Get Real! wrote:iceman wrote:Turkish Cypriot political activities did not start until the middle of past century but GC's organised activities towards ENOSIS go way back more than a century...You accuse TC's for joining British Auxiliary Corps against GC's....Tell me,did you ever have any intention of sharing independence with TC's when you decided forming EOKA to fight the British? Did you ask TC's for help to fight for independent democratic Cyprus against the British?
Do not tell me about Turkeys startegic desires over Cyprus because it is a known fact that begining of last century when Kemal Ataturk formed the modern Turkish Republic of Turkey had no such policy for Cyprus..
I'm going to go RIGHT BACK to 1571 and ask...
WHY DID YOU COME TO A GREEK NATURED CHRISTIAN ISLAND AND DISTURB THE PEACE FOR 400 YEARS SO THAT YOU AND I ARE TODAY (2007) IN THIS PREDICAMENT??? I DEMAND TO SEE YOUR INVITATION!!!
You keep forgetting the fact that the Ottomans defeated the Catholic Latins and liberated your Orthodox church when they conquered Cyprus
The conquest of 1571 of the island by the Ottoman Turks was a liberation for the bulk of the Greek Orthodox population. Indeed, in some areas, such as Lefkara, there had been local risings against the Venetians in support of the Ottoman forces. Serfdom was abolished and the peasant families were given the freehold of the land they had worked for centuries.
The Orthodox Church was also freed from centuries of control by the Latin hierarchy and its previous tradition of independence reasserted under a revived archbishopric. On the other hand, the Catholic Church of the Crusader and Venetian rulers were expelled. Its building were confiscated and converted into mosques, or were sold to the Orthodox Church. Catholics on the island were given the choice of conversion (either to Islam or Orthodoxy) or exile.
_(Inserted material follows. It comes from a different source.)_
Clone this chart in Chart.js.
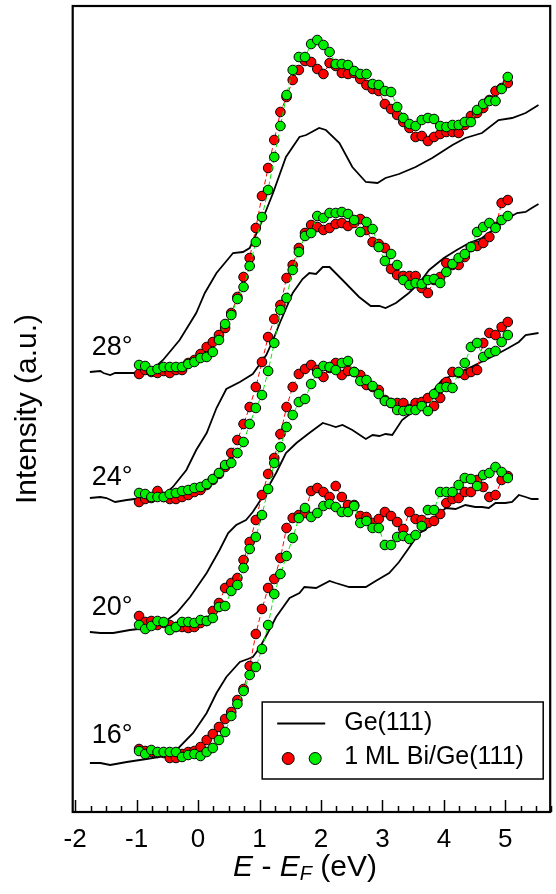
<!DOCTYPE html>
<html>
<head>
<meta charset="utf-8">
<script src="https://cdn.jsdelivr.net/npm/chart.js@4.4.1/dist/chart.umd.min.js"></script>
<style>
  html, body { margin: 0; padding: 0; background: #fff; }
</style>
</head>
<body>
<canvas id="grafico" width="556" height="894"></canvas>
<script>
// energia comum dos pontos de Bi/Ge (eV)
const energia = [-0.96,-0.86,-0.76,-0.66,-0.56,-0.46,-0.36,-0.26,-0.16,-0.06,
  0.04,0.14,0.24,0.34,0.44,0.54,0.64,0.74,0.84,0.94,
  1.04,1.14,1.24,1.34,1.44,1.54,1.64,1.74,1.84,1.94,
  2.04,2.14,2.24,2.34,2.44,2.54,2.64,2.74,2.84,2.94,
  3.04,3.14,3.24,3.34,3.44,3.54,3.64,3.74,3.84,3.94,
  4.04,4.14,4.24,4.34,4.44,4.54,4.64,4.74,4.84,4.94,5.04];

// 1 ML Bi/Ge(111), intensidade (u.a.)
const bi28Vermelho = [438,442,440,439,441,439,442,442,449,452,458,465,470,477,484,499,515,535,554,584,616,644,672,700,715,732,742,751,750,743,738,749,746,739,738,739,733,727,723,721,708,703,697,690,684,675,676,671,675,678,680,680,679,687,696,699,704,712,721,724,729];
const bi28Verde = [447,446,441,443,445,445,445,445,448,450,454,455,460,472,488,497,513,525,546,570,595,622,655,686,717,742,755,755,768,772,767,760,748,748,747,741,738,738,728,727,721,720,705,694,688,686,692,694,693,686,685,687,687,690,690,702,708,711,711,723,735];
const bi24Vermelho = [310,313,314,321,315,313,313,315,317,320,322,327,332,338,345,359,372,388,405,425,450,475,493,507,534,547,564,579,587,585,582,584,588,589,586,589,593,582,570,568,564,543,537,536,536,536,524,519,532,535,549,547,547,555,565,566,569,575,585,609,612];
const bi24Verde = [319,318,315,315,315,318,319,321,322,324,325,328,333,339,347,349,359,370,388,404,417,441,469,502,514,542,560,576,579,596,594,599,599,600,598,592,580,590,583,565,551,558,547,532,527,529,528,532,533,529,540,548,554,558,565,580,585,589,584,592,596];
const bi20Vermelho = [196,190,191,187,189,187,185,185,184,185,189,191,201,209,224,229,234,252,270,292,317,338,354,378,405,425,438,443,447,442,435,444,449,437,441,440,437,427,425,422,412,409,409,409,403,409,410,414,406,414,430,440,439,437,440,442,469,479,477,485,490];
const bi20Verde = [187,183,186,191,190,182,185,190,190,189,192,191,194,205,206,221,227,244,263,275,297,323,349,365,385,397,410,413,428,439,446,445,442,449,451,440,431,432,426,418,411,409,402,401,402,402,406,401,418,424,425,424,440,449,465,469,455,459,461,470,477];
const bi16Vermelho = [63,61,60,59,59,54,54,58,60,61,65,72,78,85,93,100,112,123,146,178,203,224,233,254,284,294,297,299,321,324,320,315,326,315,307,307,296,295,289,293,300,296,290,283,300,293,292,289,291,298,309,313,314,320,320,332,325,315,317,332,336];
const bi16Verde = [61,58,62,60,60,60,60,55,57,58,56,60,64,72,80,96,108,121,137,145,163,187,218,238,256,274,294,304,295,299,306,308,305,300,300,306,289,291,284,284,267,267,275,276,273,277,286,302,302,320,320,320,327,334,333,326,337,339,345,340,334];

// Ge(111) limpo: [energia, intensidade]
const ge28 = [[-1.76,440],[-1.59,441],[-1.54,439],[-1.43,437],[-1.35,439],[-1.03,439],[-0.78,440],[-0.57,452],[-0.30,472],[-0.03,499],[0.11,519],[0.30,539],[0.57,559],[0.73,560],[0.84,564],[1.00,585],[1.22,619],[1.43,655],[1.65,675],[1.76,677],[1.97,684],[2.08,682],[2.30,669],[2.51,645],[2.73,630],[2.92,629],[3.05,634],[3.27,638],[3.54,645],[3.81,654],[4.14,667],[4.35,674],[4.62,679],[4.89,692],[5.11,694],[5.33,699],[5.54,707]];
const ge24 = [[-1.76,314],[-1.59,315],[-1.49,314],[-1.35,310],[-1.16,312],[-1.03,313],[-0.78,315],[-0.59,315],[-0.41,325],[-0.19,342],[-0.03,362],[0.14,379],[0.30,404],[0.46,423],[0.68,430],[0.89,438],[1.11,457],[1.22,472],[1.33,489],[1.54,519],[1.70,533],[1.81,539],[1.92,538],[2.03,545],[2.14,545],[2.35,532],[2.62,515],[2.81,506],[2.95,506],[3.05,504],[3.22,509],[3.43,519],[3.60,529],[3.76,542],[4.00,554],[4.21,562],[4.41,569],[4.62,574],[4.84,584],[5.05,594],[5.19,599],[5.33,600],[5.43,604],[5.54,608]];
const ge20 = [[-1.76,180],[-1.59,179],[-1.38,179],[-1.11,182],[-0.84,184],[-0.57,189],[-0.35,199],[-0.13,215],[0.14,239],[0.35,262],[0.49,279],[0.62,287],[0.78,292],[0.89,300],[1.05,315],[1.27,339],[1.43,359],[1.60,369],[1.81,379],[2.03,389],[2.14,387],[2.24,385],[2.35,387],[2.51,382],[2.73,373],[2.84,377],[2.95,376],[3.05,378],[3.16,377],[3.32,392],[3.49,400],[3.70,412],[3.97,432],[4.19,438],[4.41,444],[4.84,457],[5.05,464],[5.22,470],[5.33,477],[5.54,479]];
const ge16 = [[-1.76,49],[-1.59,49],[-1.43,47],[-1.16,50],[-0.84,53],[-0.62,55],[-0.35,62],[-0.08,79],[0.14,99],[0.30,119],[0.46,135],[0.68,150],[0.81,153],[0.89,155],[1.00,164],[1.16,182],[1.27,195],[1.49,214],[1.65,219],[1.73,225],[1.92,224],[2.14,231],[2.24,229],[2.46,225],[2.73,225],[2.89,231],[3.11,239],[3.27,250],[3.43,264],[3.60,279],[3.70,282],[3.87,295],[4.03,304],[4.19,303],[4.35,307],[4.51,305],[4.62,305],[4.73,304],[4.84,309],[5.00,309],[5.11,310],[5.22,317],[5.33,315],[5.43,313],[5.54,313]];

const angulos = ["28°", "24°", "20°", "16°"];
const nivelAngulo = [457, 327, 197, 69];

const FONTE = '"Liberation Sans", Arial, sans-serif';
const VERMELHO = "#ff0000";
const VERDE = "#00ee00";

function pontos(ys) {
  return ys.map((y, i) => ({ x: energia[i], y: y }));
}

function curva(pares) {
  return pares.map(p => ({ x: p[0], y: p[1] }));
}

function serieGe(pares) {
  return {
    data: curva(pares),
    showLine: true,
    borderColor: "#000",
    borderWidth: 1.8,
    pointRadius: 0,
    order: 3
  };
}

function serieBi(ys, cor, ordem) {
  return {
    data: pontos(ys),
    showLine: true,
    borderColor: cor,
    borderWidth: 1,
    borderDash: [5, 3],
    backgroundColor: cor,
    pointBackgroundColor: cor,
    pointBorderColor: "#000",
    pointBorderWidth: 1,
    pointRadius: 4.8,
    order: ordem
  };
}

const datasets = [
  serieGe(ge28), serieGe(ge24), serieGe(ge20), serieGe(ge16),
  serieBi(bi28Vermelho, VERMELHO, 2), serieBi(bi24Vermelho, VERMELHO, 2),
  serieBi(bi20Vermelho, VERMELHO, 2), serieBi(bi16Vermelho, VERMELHO, 2),
  serieBi(bi28Verde, VERDE, 1), serieBi(bi24Verde, VERDE, 1),
  serieBi(bi20Verde, VERDE, 1), serieBi(bi16Verde, VERDE, 1)
];

const molduraPlugin = {
  id: "moldura",
  afterDatasetsDraw(chart) {
    const ctx = chart.ctx;
    const area = chart.chartArea;
    const xs = chart.scales.x;

    ctx.save();
    ctx.strokeStyle = "#000";

    // ticks para dentro
    ctx.lineWidth = 1.5;
    for (let v = -2; v <= 5.75; v += 0.25) {
      const px = Math.round(xs.getPixelForValue(v)) + 0.5;
      const major = Math.abs(v - Math.round(v)) < 1e-6;
      ctx.beginPath();
      ctx.moveTo(px, area.bottom);
      ctx.lineTo(px, area.bottom - (major ? 12 : 6));
      ctx.stroke();
    }

    ctx.lineWidth = 2.2;
    ctx.strokeRect(area.left, area.top, area.right - area.left, area.bottom - area.top);

    // rotulos dos angulos
    ctx.fillStyle = "#000";
    ctx.font = "27px " + FONTE;
    ctx.textAlign = "left";
    ctx.textBaseline = "alphabetic";
    angulos.forEach((txt, i) => {
      ctx.fillText(txt, xs.getPixelForValue(-1.73), chart.scales.y.getPixelForValue(nivelAngulo[i]));
    });

    // legenda
    const lx = area.right - 288;
    const ly = area.bottom - 110;
    ctx.fillStyle = "#fff";
    ctx.fillRect(lx, ly, 281, 77);
    ctx.lineWidth = 1.5;
    ctx.strokeRect(lx, ly, 281, 77);

    ctx.lineWidth = 1.8;
    ctx.beginPath();
    ctx.moveTo(lx + 15, ly + 21.5);
    ctx.lineTo(lx + 63, ly + 21.5);
    ctx.stroke();

    [[lx + 26, VERMELHO], [lx + 53, VERDE]].forEach(([cx, cor]) => {
      ctx.beginPath();
      ctx.arc(cx, ly + 56.5, 6, 0, Math.PI * 2);
      ctx.fillStyle = cor;
      ctx.fill();
      ctx.lineWidth = 1;
      ctx.stroke();
    });

    ctx.fillStyle = "#000";
    ctx.font = "25px " + FONTE;
    ctx.textBaseline = "middle";
    ctx.fillText("Ge(111)", lx + 82, ly + 21);
    ctx.fillText("1 ML Bi/Ge(111)", lx + 82, ly + 55);

    // titulo do eixo x: E - E_F (eV)
    const partes = [
      { t: "E", f: "italic 30px " + FONTE, dy: 0 },
      { t: " - ", f: "30px " + FONTE, dy: 0 },
      { t: "E", f: "italic 30px " + FONTE, dy: 0 },
      { t: "F", f: "italic 20px " + FONTE, dy: 4 },
      { t: " (eV)", f: "30px " + FONTE, dy: 0 }
    ];
    let largura = 0;
    partes.forEach(p => { ctx.font = p.f; largura += ctx.measureText(p.t).width; });
    let tx = 305 - largura / 2;
    const ty = 876;
    ctx.textBaseline = "alphabetic";
    partes.forEach(p => {
      ctx.font = p.f;
      ctx.fillText(p.t, tx, ty + p.dy);
      tx += ctx.measureText(p.t).width;
    });

    ctx.restore();
  }
};

new Chart(document.getElementById("grafico"), {
  type: "scatter",
  data: { datasets: datasets },
  plugins: [molduraPlugin],
  options: {
    responsive: false,
    animation: false,
    devicePixelRatio: 1,
    layout: { padding: { top: 6, right: 4, left: 0, bottom: 0 } },
    plugins: {
      legend: { display: false },
      tooltip: { enabled: false }
    },
    scales: {
      x: {
        type: "linear",
        min: -2.04,
        max: 5.73,
        grid: { display: false, drawTicks: false },
        border: { display: false },
        ticks: {
          stepSize: 1,
          includeBounds: false,
          padding: 12,
          color: "#000",
          font: { family: FONTE, size: 26 }
        },
        afterFit(scale) { scale.height = 82; }
      },
      y: {
        min: 0,
        max: 806,
        grid: { display: false, drawTicks: false },
        border: { display: false },
        ticks: { display: false },
        title: {
          display: true,
          text: "Intensity (a.u.)",
          color: "#000",
          padding: { top: 10, bottom: 0 },
          font: { family: FONTE, size: 30 }
        },
        afterFit(scale) { scale.width = 72.7; }
      }
    }
  }
});
</script>
</body>
</html>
At the same time a number of soldiers, and craftsmen from Anatolia, were settled on the island. Apart from a reservation within the walls of Famagusta, there was no strategic placement of these immigrants, and they were fairly evenly distributed around the island. The policy was energetically pursued until about 30,000 Muslim Turks had been settled on the island amongst a population of perhaps 150,000 Greek-Cypriots. This proportion, around, 1:5, is still true today.